- Keywords: SDE, score matching, diffusion models, ODE, likelihood estimation, variational autoencoder, continuous-time flow
- TL;DR: We show that performing score matching amounts to maximizing a lower bound on likelihood of plug-in reverse SDEs.
- Abstract: Discrete-time diffusion-based generative models and score matching methods have shown promising results in modeling high-dimensional image data. Recently, Song et al. (2021) show that diffusion processes can be reverted via learning the score function, i.e. the gradient of the log-density of the perturbed data. They propose to plug the learned score function into an inverse formula to define a generative diffusion process. Despite the empirical success, a theoretical underpinning of this procedure is still lacking. In this work, we approach the (continuous-time) generative diffusion directly and derive a variational framework for likelihood estimation, which includes continuous-time normalizing flows as a special case, and can be seen as an infinitely deep variational autoencoder.
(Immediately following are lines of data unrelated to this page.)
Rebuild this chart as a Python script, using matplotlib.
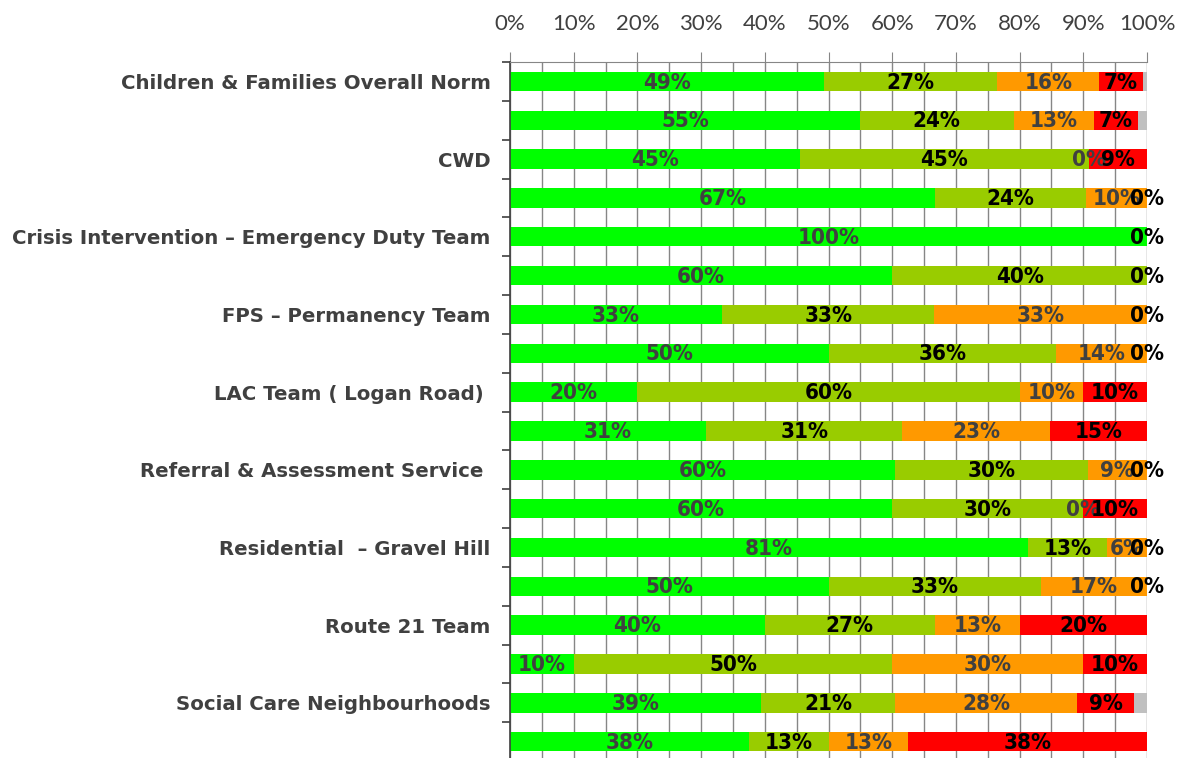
import numpy as np
import matplotlib
matplotlib.use('Agg')
import matplotlib.pyplot as plt
from matplotlib.ticker import MultipleLocator, FixedLocator, PercentFormatter

# team names (only every other bar carries a label in the original)
teams = ['Children & Families Overall Norm', '', 'CWD', '',
         'Crisis Intervention \u2013 Emergency Duty Team', '',
         'FPS \u2013 Permanency Team', '', 'LAC Team ( Logan Road) ', '',
         'Referral & Assessment Service ', '', 'Residential  \u2013 Gravel Hill', '',
         'Route 21 Team', '', 'Social Care Neighbourhoods', '']

# percentages per rating band, None = blank cell
green  = [49.3, 54.9, 45.45, 66.7, 100, 60, 33.3, 50.0, 20, 30.8, 60.4, 60, 81.25, 50.0, 40.0, 10, 39.4, 37.5]
olive  = [27.2, 24.2, 45.45, 23.8, None, 40, 33.3, 35.7, 60, 30.8, 30.3, 30, 12.5, 33.3, 26.7, 50, 21.1, 12.5]
orange = [16.0, 12.6, 0, 9.5, None, None, 33.4, 14.3, 10, 23.1, 9.3, 0, 6.25, 16.7, 13.3, 30, 28.5, 12.5]
red    = [6.8, 6.9, 9.1, 0, 0, 0, 0, 0, 10, 15.3, 0, 10, 0, 0, 20.0, 10, 9.0, 37.5]
grey   = [0.7, 1.4, 0, 0, 0, 0, 0, 0, 0, 0, 0, 0, 0, 0, 0, 0, 2.0, 0]

series = [(green, '#00FF00', '#404040'),
          (olive, '#99CC00', '#000000'),
          (orange, '#FF9900', '#404040'),
          (red, '#FF0000', '#000000'),
          (grey, '#C0C0C0', None)]

fig = plt.figure(figsize=(11.79, 7.58), dpi=100)
ax = fig.add_axes([510 / 1179, 0.0, 637 / 1179, 1 - 62 / 758])

y = np.arange(len(teams))
left = np.zeros(len(teams))
for vals, col, txtcol in series:
    v = np.array([np.nan if a is None else a for a in vals], dtype=float) / 100
    w = np.nan_to_num(v)
    ax.barh(y, w, left=left, height=0.5, color=col, zorder=2)
    if txtcol is not None:
        for i in range(len(y)):
            if np.isnan(v[i]):
                continue
            ax.text(left[i] + w[i] / 2, y[i] + 0.03, '%d%%' % int(v[i] * 100 + 0.5),
                    ha='center', va='center', fontsize=16, fontweight='bold',
                    family='DejaVu Sans', fontstretch='condensed',
                    color=txtcol, zorder=3)
    left += w

ax.set_xlim(0, 1)
ax.set_ylim(17.42, -0.5)

# x axis on top
ax.xaxis.tick_top()
ax.xaxis.set_major_locator(MultipleLocator(0.1))
ax.xaxis.set_minor_locator(MultipleLocator(0.05))
ax.xaxis.set_major_formatter(PercentFormatter(1.0, decimals=0))
ax.tick_params(axis='x', which='major', length=7, color='#868686', pad=13,
               labelsize=16, labelcolor='#404040')
ax.tick_params(axis='x', which='minor', length=0)
for lab in ax.get_xticklabels():
    lab.set_family('Lato')
ax.grid(axis='x', which='both', color='#868686', linewidth=1)
ax.set_axisbelow(True)

# y ticks at row boundaries, names at row centres
ax.yaxis.set_major_locator(FixedLocator(np.arange(-0.5, 18, 1)))
ax.yaxis.set_major_formatter(plt.NullFormatter())
ax.yaxis.set_minor_locator(FixedLocator(y))
ax.set_yticklabels(teams, minor=True)
ax.tick_params(axis='y', which='major', length=6, color='#404040', width=1.2)
ax.tick_params(axis='y', which='minor', length=0, pad=14, labelsize=14.2,
               labelcolor='#404040')
for lab in ax.get_yticklabels(minor=True):
    lab.set_fontweight('bold')

ax.spines['left'].set_color('#404040')
ax.spines['left'].set_linewidth(1.2)
ax.spines['top'].set_color('#868686')
ax.spines['right'].set_visible(False)
ax.spines['bottom'].set_visible(False)

fig.savefig('out.png', dpi=100)
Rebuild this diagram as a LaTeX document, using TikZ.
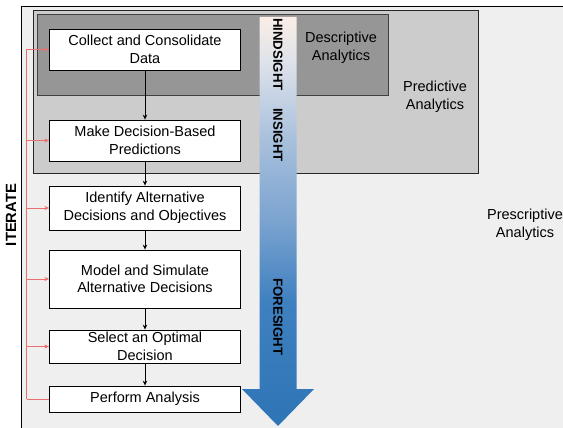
\documentclass[tikz,border=0pt]{standalone}
\usepackage{fontspec}
\setmainfont{Liberation Sans}
\usetikzlibrary{arrows.meta}
\definecolor{bgc}{HTML}{EFEFEF}
\definecolor{predc}{HTML}{CCCCCC}
\definecolor{descc}{HTML}{969696}
\definecolor{redl}{HTML}{E8706F}
\definecolor{sA}{HTML}{FBEEE6}
\definecolor{sB}{HTML}{DFE3EA}
\definecolor{sC}{HTML}{A8C0DC}
\definecolor{sD}{HTML}{7AA3CF}
\definecolor{sE}{HTML}{3F80C0}
\definecolor{sF}{HTML}{2E75B6}
\pgfdeclareverticalshading{bigarrowshade}{100bp}{color(0bp)=(sF); color(25bp)=(sF); color(40.2bp)=(sE); color(50bp)=(sD); color(60bp)=(sC); color(69.7bp)=(sB); color(75bp)=(sA); color(100bp)=(sA)}
\tikzset{
  stepbox/.style={draw=black, fill=white, line width=0.8pt, minimum width=190.5pt, inner sep=0pt, align=center, font=\fontsize{14.5}{17.5}\selectfont},
  flowarrow/.style={-{Stealth[length=5pt,width=4.5pt]}, line width=0.7pt},
  iterarrow/.style={draw=redl, line width=0.9pt, -{Stealth[length=5pt,width=4pt]}},
  regionlabel/.style={align=center, font=\fontsize{14.5}{17.5}\selectfont},
  arrowlabel/.style={font=\fontsize{13.2}{15}\selectfont\bfseries, inner sep=0pt}
}
\begin{document}
\begin{tikzpicture}[x=1pt,y=-1pt]
\useasboundingbox (0,0) rectangle (563,428);
\clip (0,0) rectangle (563,428);
\fill[white] (0,0) rectangle (563,428);
% outer prescriptive frame
\draw[fill=bgc, line width=0.9pt] (21,6) rectangle (580,445);
% predictive
\draw[fill=predc, draw=black!85, line width=0.8pt] (33,10) rectangle (478,173);
% descriptive
\draw[fill=descc, draw=black!75, line width=0.8pt] (37,14) rectangle (388,95);

% region labels
\node[regionlabel] (desc) at (341,48) {Descriptive\\Analytics};
\node[regionlabel] (pred) at (435,97) {Predictive\\Analytics};
\node[regionlabel] (presc) at (525,225) {Prescriptive\\Analytics};

% big arrow
\path[shading=bigarrowshade] (259.5,17) -- (296.5,17) -- (296.5,389) -- (314,389) -- (278,426) -- (242,389) -- (259.5,389) -- cycle;
\node[arrowlabel, rotate=-90] (hind) at (278,54.5) {HINDSIGHT};
\node[arrowlabel, rotate=-90] (ins) at (278,135) {INSIGHT};
\node[arrowlabel, rotate=-90] (fore) at (278,317) {FORESIGHT};

% step boxes
\node[stepbox, minimum height=41pt] (b1) at (145,49.5) {Collect and Consolidate\\Data};
\node[stepbox, minimum height=41pt] (b2) at (145,140.5) {Make Decision-Based\\Predictions};
\node[stepbox, minimum height=44pt] (b3) at (145,208) {Identify Alternative\\Decisions and Objectives};
\node[stepbox, minimum height=58pt] (b4) at (145,279) {Model and Simulate\\Alternative Decisions};
\node[stepbox, minimum height=33pt] (b5) at (145,346.5) {Select an Optimal\\Decision};
\node[stepbox, minimum height=26pt] (b6) at (145,399) {Perform Analysis};

\draw[flowarrow] (b1) -- (b2);
\draw[flowarrow] (b2) -- (b3);
\draw[flowarrow] (b3) -- (b4);
\draw[flowarrow] (b4) -- (b5);
\draw[flowarrow] (b5) -- (b6);

% iterate loop
\coordinate (rtop) at (26.7,49.5);
\coordinate (rbot) at (26.7,399);
\draw[draw=redl, line width=0.9pt] (rbot) -- (rtop);
\draw[draw=redl, line width=0.9pt] (rbot) -- (b6.west);
\draw[iterarrow] (rtop) -- (b1.west);
\draw[iterarrow] (rtop |- b2.west) -- (b2.west);
\draw[iterarrow] (rtop |- b3.west) -- (b3.west);
\draw[iterarrow] (rtop |- b4.west) -- (b4.west);
\draw[iterarrow] (rtop |- b5.west) -- (b5.west);

\node[font=\fontsize{14.8}{17}\selectfont\bfseries, rotate=90, inner sep=0pt] (iter) at (11,215) {ITERATE};
\end{tikzpicture}
\end{document}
Under this framework, we show that minimizing the score-matching loss is equivalent to maximizing the ELBO of the plug-in reverse SDE proposed by Song et al. (2021), bridging the theoretical gap.
- Questions/feedback Request For Reviewers: We would like to know if the reviewers have any writing suggestions to improve the readability of the paper; e.g. if specific parts of the derivation or explanations of the theorem are not clear enough.